··· Information supplied ···

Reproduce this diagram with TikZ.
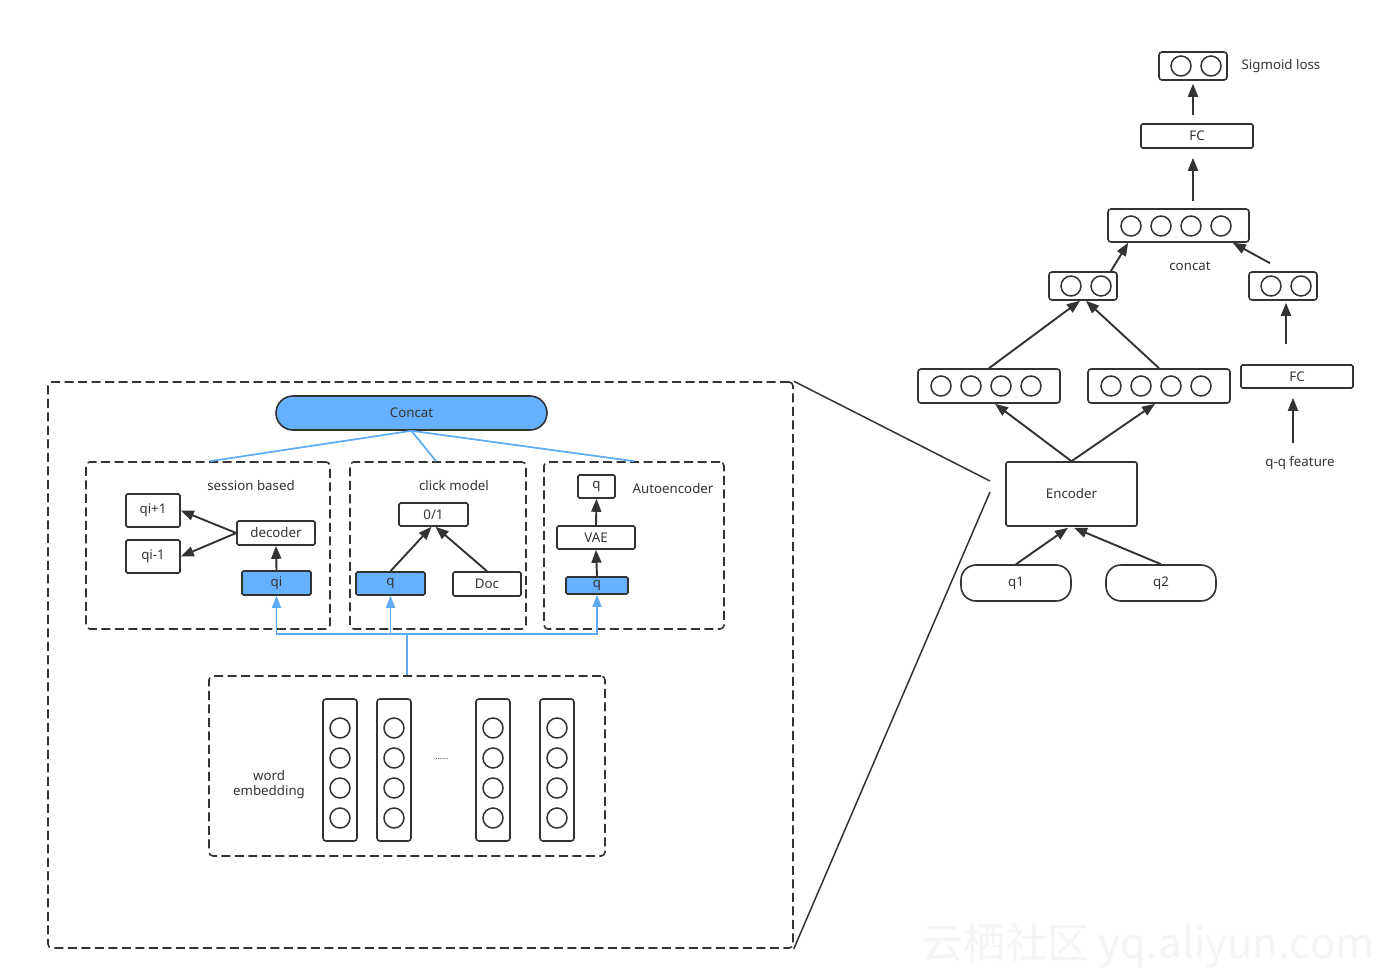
\documentclass[tikz,border=0pt]{standalone}
\usepackage{fontspec}
\setmainfont{Noto Sans}
\newfontfamily\cjk{Noto Sans CJK SC}
\usetikzlibrary{arrows.meta,calc}
\definecolor{dk}{HTML}{333333}
\definecolor{bfill}{HTML}{66B1FF}
\definecolor{bline}{HTML}{5DAAF5}
\newcommand{\fs}{\fontsize{13.3}{15}\selectfont}
\begin{document}
\begin{tikzpicture}[x=1pt,y=-1pt,
  box/.style={draw=dk,line width=1.6pt,inner sep=0pt,font=\fs,text=dk,rounded corners=1.5pt},
  bbox/.style={box,fill=bfill},
  grp/.style={draw=dk,line width=1.6pt,dash pattern=on 9pt off 4.5pt,rounded corners=4pt,inner sep=0pt},
  vec/.style={box,rounded corners=3pt},
  circ/.style={draw=dk,line width=1.5pt,circle,minimum size=20pt,inner sep=0pt},
  arr/.style={draw=dk,line width=1.9pt,-{Triangle[length=13pt,width=10pt]}},
  barr/.style={draw=bline,line width=1.7pt,-{Triangle[length=12pt,width=9pt]}},
  bl/.style={draw=bline,line width=1.7pt},
  lbl/.style={font=\fs,text=dk,inner sep=0pt},
  zl/.style={draw=dk,line width=1.5pt}]
\useasboundingbox (0,0) rectangle (1387,980);
\fill[white] (0,0) rectangle (1387,980);

% ---------- left part ----------
\node[grp,minimum width=745pt,minimum height=566pt] (big) at (420.5,665) {};

\node[bbox,rounded corners=17pt,minimum width=271pt,minimum height=34pt] (concat) at (411.5,413) {Concat};

% session based
\node[grp,minimum width=244pt,minimum height=167pt] (sess) at (208,545.5) {};
\node[lbl] (sesslbl) at (251,486) {session based};
\node[box,minimum width=54pt,minimum height=33pt] (qip1) at (153,510.5) {qi+1};
\node[box,minimum width=54pt,minimum height=33pt] (qim1) at (153,556.5) {qi-1};
\node[box,minimum width=78pt,minimum height=24pt] (dec) at (276,533) {decoder};
\node[bbox,minimum width=69pt,minimum height=24pt] (qi) at (276.5,583) {qi};
\draw[arr] (dec.west) -- (qip1.east);
\draw[arr] (dec.west) -- (qim1.east);
\draw[arr] (qi.north) -- (dec.south);

% click model
\node[grp,minimum width=176pt,minimum height=167pt] (click) at (438,545.5) {};
\node[lbl] (clicklbl) at (454,486) {click model};
\node[box,minimum width=69pt,minimum height=23pt] (zo) at (433.5,514.5) {0/1};
\node[bbox,minimum width=69pt,minimum height=23pt] (cq) at (390.5,583.5) {q};
\node[box,minimum width=68pt,minimum height=24pt] (doc) at (487,584) {Doc};
\draw[arr] (cq.north) -- ([xshift=-2pt]zo.south);
\draw[arr] (doc.north) -- ([xshift=2pt]zo.south);

% autoencoder
\node[grp,minimum width=180pt,minimum height=167pt] (auto) at (634,545.5) {};
\node[lbl] (autolbl) at (673,489) {Autoencoder};
\node[box,minimum width=37pt,minimum height=23pt] (aq) at (596.5,486.5) {q};
\node[box,minimum width=78pt,minimum height=23pt] (vae) at (596,537.5) {VAE};
\node[bbox,minimum width=62pt,minimum height=17pt] (aqb) at (597,585.5) {q};
\draw[arr] (vae.north) -- (aq.south);
\draw[arr] (aqb.north) -- (vae.south);

% concat connectors
\draw[bl] (concat.south) -- ([xshift=2pt]sess.north);
\draw[bl] (concat.south) -- ([xshift=-2pt]click.north);
\draw[bl] (concat.south) -- (auto.north);

% word embedding
\node[grp,minimum width=396pt,minimum height=180pt] (emb) at (407,766) {};
\node[lbl,align=center] (emblbl) at (269,785) {word\\embedding};
\foreach \cx/\nm in {340/c1,394/c2,493/c3,557/c4}{
  \node[vec,minimum width=34pt,minimum height=142pt] (\nm) at (\cx,770) {};
  \foreach \cy in {728,758,788,818}{
    \node[circ] at (\cx,\cy) {};
  }
}
\node[text=dk,font=\fontsize{8}{9}\selectfont,inner sep=0pt] (dots) at (442,759) {......};

% blue bus
\coordinate (bus) at (407,634);
\draw[bl] (emb.north) -- (bus);
\draw[barr] (bus) -| (qi.south);
\draw[barr] (bus) -| (cq.south);
\draw[barr] (bus) -| (aqb.south);

% zoom lines
\coordinate (z1) at (990,481);
\coordinate (z2) at (990,492);
\draw[zl] (big.north east) -- (z1);
\draw[zl] (big.south east) -- (z2);

% ---------- right part ----------
\node[box,rounded corners=2pt,minimum width=131pt,minimum height=64pt] (enc) at (1071.5,494) {Encoder};
\node[box,rounded corners=15pt,minimum width=110pt,minimum height=36pt] (q1) at (1016,583) {q1};
\node[box,rounded corners=15pt,minimum width=110pt,minimum height=36pt] (q2) at (1161,583) {q2};
\draw[arr] (q1.north) -- ([xshift=-3.5pt,yshift=-1pt]enc.south);
\draw[arr] (q2.north) -- ([xshift=2.5pt,yshift=-1pt]enc.south);

\node[vec,minimum width=142pt,minimum height=34pt] (v4a) at (989,386) {};
\foreach \cx in {941,971,1001,1031}{\node[circ] at (\cx,386) {};}
\node[vec,minimum width=142pt,minimum height=34pt] (v4b) at (1159,386) {};
\foreach \cx in {1111,1141,1171,1201}{\node[circ] at (\cx,386) {};}
\draw[arr] (enc.north) -- ([xshift=6pt]v4a.south);
\draw[arr] (enc.north) -- ([xshift=-4pt]v4b.south);

\node[vec,minimum width=68pt,minimum height=28pt] (v2a) at (1083,286) {};
\foreach \cx in {1071,1101}{\node[circ] at (\cx,286) {};}
\node[vec,minimum width=68pt,minimum height=28pt] (v2b) at (1283,286) {};
\foreach \cx in {1271,1301}{\node[circ] at (\cx,286) {};}
\draw[arr] (v4a.north) -- ([xshift=-3pt]v2a.south);
\draw[arr] (v4b.north) -- ([xshift=3pt]v2a.south);

\node[box,minimum width=112pt,minimum height=23pt] (fc2) at (1297,376.5) {FC};
\node[lbl] (qq) at (1300,463) {q-q feature};
\draw[arr] ([xshift=-11pt,yshift=20pt]fc2.north) -- ([xshift=3pt,yshift=-2pt]v2b.south);
\draw[arr] ([xshift=-7pt,yshift=13pt]qq.north) -- ([xshift=-4pt,yshift=-9pt]fc2.south);

\node[vec,minimum width=141pt,minimum height=33pt] (v4c) at (1178.5,225.5) {};
\foreach \cx in {1131,1161,1191,1221}{\node[circ] at (\cx,226) {};}
\node[lbl] (concatlbl) at (1190,266) {concat};
\draw[arr] ([xshift=-7pt]v2a.north east) -- ([xshift=21pt]v4c.south west);
\draw[arr] ([xshift=-13pt,yshift=8pt]v2b.north) -- ([xshift=-17pt]v4c.south east);

\node[box,minimum width=112pt,minimum height=24pt] (fc1) at (1197,136) {FC};
\draw[arr] ([xshift=14.5pt,yshift=7pt]v4c.north) -- ([xshift=-4pt,yshift=-9pt]fc1.south);

\node[vec,minimum width=68pt,minimum height=28pt] (sig) at (1193,66) {};
\foreach \cx in {1181,1211}{\node[circ] at (\cx,66) {};}
\node[lbl] (siglbl) at (1281,66) {Sigmoid loss};
\draw[arr] ([xshift=-4pt,yshift=8pt]fc1.north) -- ([yshift=-3pt]sig.south);

% watermark
\node[font=\cjk\fontsize{42}{44}\selectfont,text=black!4,inner sep=0pt] (wm) at (1148,946) {云栖社区 yq.aliyun.com};
\end{tikzpicture}
\end{document}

···

What you will do | Write out the full set of lines verbatim, without the pictures.

Exercise response |
Reproduce this diagram with TikZ.
\documentclass[tikz,border=0pt]{standalone}
\usepackage{fontspec}
\setmainfont{Noto Sans}
\newfontfamily\cjk{Noto Sans CJK SC}
\usetikzlibrary{arrows.meta,calc}
\definecolor{dk}{HTML}{333333}
\definecolor{bfill}{HTML}{66B1FF}
\definecolor{bline}{HTML}{5DAAF5}
\newcommand{\fs}{\fontsize{13.3}{15}\selectfont}
\begin{document}
\begin{tikzpicture}[x=1pt,y=-1pt,
  box/.style={draw=dk,line width=1.6pt,inner sep=0pt,font=\fs,text=dk,rounded corners=1.5pt},
  bbox/.style={box,fill=bfill},
  grp/.style={draw=dk,line width=1.6pt,dash pattern=on 9pt off 4.5pt,rounded corners=4pt,inner sep=0pt},
  vec/.style={box,rounded corners=3pt},
  circ/.style={draw=dk,line width=1.5pt,circle,minimum size=20pt,inner sep=0pt},
  arr/.style={draw=dk,line width=1.9pt,-{Triangle[length=13pt,width=10pt]}},
  barr/.style={draw=bline,line width=1.7pt,-{Triangle[length=12pt,width=9pt]}},
  bl/.style={draw=bline,line width=1.7pt},
  lbl/.style={font=\fs,text=dk,inner sep=0pt},
  zl/.style={draw=dk,line width=1.5pt}]
\useasboundingbox (0,0) rectangle (1387,980);
\fill[white] (0,0) rectangle (1387,980);

% ---------- left part ----------
\node[grp,minimum width=745pt,minimum height=566pt] (big) at (420.5,665) {};

\node[bbox,rounded corners=17pt,minimum width=271pt,minimum height=34pt] (concat) at (411.5,413) {Concat};

% session based
\node[grp,minimum width=244pt,minimum height=167pt] (sess) at (208,545.5) {};
\node[lbl] (sesslbl) at (251,486) {session based};
\node[box,minimum width=54pt,minimum height=33pt] (qip1) at (153,510.5) {qi+1};
\node[box,minimum width=54pt,minimum height=33pt] (qim1) at (153,556.5) {qi-1};
\node[box,minimum width=78pt,minimum height=24pt] (dec) at (276,533) {decoder};
\node[bbox,minimum width=69pt,minimum height=24pt] (qi) at (276.5,583) {qi};
\draw[arr] (dec.west) -- (qip1.east);
\draw[arr] (dec.west) -- (qim1.east);
\draw[arr] (qi.north) -- (dec.south);

% click model
\node[grp,minimum width=176pt,minimum height=167pt] (click) at (438,545.5) {};
\node[lbl] (clicklbl) at (454,486) {click model};
\node[box,minimum width=69pt,minimum height=23pt] (zo) at (433.5,514.5) {0/1};
\node[bbox,minimum width=69pt,minimum height=23pt] (cq) at (390.5,583.5) {q};
\node[box,minimum width=68pt,minimum height=24pt] (doc) at (487,584) {Doc};
\draw[arr] (cq.north) -- ([xshift=-2pt]zo.south);
\draw[arr] (doc.north) -- ([xshift=2pt]zo.south);

% autoencoder
\node[grp,minimum width=180pt,minimum height=167pt] (auto) at (634,545.5) {};
\node[lbl] (autolbl) at (673,489) {Autoencoder};
\node[box,minimum width=37pt,minimum height=23pt] (aq) at (596.5,486.5) {q};
\node[box,minimum width=78pt,minimum height=23pt] (vae) at (596,537.5) {VAE};
\node[bbox,minimum width=62pt,minimum height=17pt] (aqb) at (597,585.5) {q};
\draw[arr] (vae.north) -- (aq.south);
\draw[arr] (aqb.north) -- (vae.south);

% concat connectors
\draw[bl] (concat.south) -- ([xshift=2pt]sess.north);
\draw[bl] (concat.south) -- ([xshift=-2pt]click.north);
\draw[bl] (concat.south) -- (auto.north);

% word embedding
\node[grp,minimum width=396pt,minimum height=180pt] (emb) at (407,766) {};
\node[lbl,align=center] (emblbl) at (269,785) {word\\embedding};
\foreach \cx/\nm in {340/c1,394/c2,493/c3,557/c4}{
  \node[vec,minimum width=34pt,minimum height=142pt] (\nm) at (\cx,770) {};
  \foreach \cy in {728,758,788,818}{
    \node[circ] at (\cx,\cy) {};
  }
}
\node[text=dk,font=\fontsize{8}{9}\selectfont,inner sep=0pt] (dots) at (442,759) {......};

% blue bus
\coordinate (bus) at (407,634);
\draw[bl] (emb.north) -- (bus);
\draw[barr] (bus) -| (qi.south);
\draw[barr] (bus) -| (cq.south);
\draw[barr] (bus) -| (aqb.south);

% zoom lines
\coordinate (z1) at (990,481);
\coordinate (z2) at (990,492);
\draw[zl] (big.north east) -- (z1);
\draw[zl] (big.south east) -- (z2);

% ---------- right part ----------
\node[box,rounded corners=2pt,minimum width=131pt,minimum height=64pt] (enc) at (1071.5,494) {Encoder};
\node[box,rounded corners=15pt,minimum width=110pt,minimum height=36pt] (q1) at (1016,583) {q1};
\node[box,rounded corners=15pt,minimum width=110pt,minimum height=36pt] (q2) at (1161,583) {q2};
\draw[arr] (q1.north) -- ([xshift=-3.5pt,yshift=-1pt]enc.south);
\draw[arr] (q2.north) -- ([xshift=2.5pt,yshift=-1pt]enc.south);

\node[vec,minimum width=142pt,minimum height=34pt] (v4a) at (989,386) {};
\foreach \cx in {941,971,1001,1031}{\node[circ] at (\cx,386) {};}
\node[vec,minimum width=142pt,minimum height=34pt] (v4b) at (1159,386) {};
\foreach \cx in {1111,1141,1171,1201}{\node[circ] at (\cx,386) {};}
\draw[arr] (enc.north) -- ([xshift=6pt]v4a.south);
\draw[arr] (enc.north) -- ([xshift=-4pt]v4b.south);

\node[vec,minimum width=68pt,minimum height=28pt] (v2a) at (1083,286) {};
\foreach \cx in {1071,1101}{\node[circ] at (\cx,286) {};}
\node[vec,minimum width=68pt,minimum height=28pt] (v2b) at (1283,286) {};
\foreach \cx in {1271,1301}{\node[circ] at (\cx,286) {};}
\draw[arr] (v4a.north) -- ([xshift=-3pt]v2a.south);
\draw[arr] (v4b.north) -- ([xshift=3pt]v2a.south);

\node[box,minimum width=112pt,minimum height=23pt] (fc2) at (1297,376.5) {FC};
\node[lbl] (qq) at (1300,463) {q-q feature};
\draw[arr] ([xshift=-11pt,yshift=20pt]fc2.north) -- ([xshift=3pt,yshift=-2pt]v2b.south);
\draw[arr] ([xshift=-7pt,yshift=13pt]qq.north) -- ([xshift=-4pt,yshift=-9pt]fc2.south);

\node[vec,minimum width=141pt,minimum height=33pt] (v4c) at (1178.5,225.5) {};
\foreach \cx in {1131,1161,1191,1221}{\node[circ] at (\cx,226) {};}
\node[lbl] (concatlbl) at (1190,266) {concat};
\draw[arr] ([xshift=-7pt]v2a.north east) -- ([xshift=21pt]v4c.south west);
\draw[arr] ([xshift=-13pt,yshift=8pt]v2b.north) -- ([xshift=-17pt]v4c.south east);

\node[box,minimum width=112pt,minimum height=24pt] (fc1) at (1197,136) {FC};
\draw[arr] ([xshift=14.5pt,yshift=7pt]v4c.north) -- ([xshift=-4pt,yshift=-9pt]fc1.south);

\node[vec,minimum width=68pt,minimum height=28pt] (sig) at (1193,66) {};
\foreach \cx in {1181,1211}{\node[circ] at (\cx,66) {};}
\node[lbl] (siglbl) at (1281,66) {Sigmoid loss};
\draw[arr] ([xshift=-4pt,yshift=8pt]fc1.north) -- ([yshift=-3pt]sig.south);

% watermark
\node[font=\cjk\fontsize{42}{44}\selectfont,text=black!4,inner sep=0pt] (wm) at (1148,946) {云栖社区 yq.aliyun.com};
\end{tikzpicture}
\end{document}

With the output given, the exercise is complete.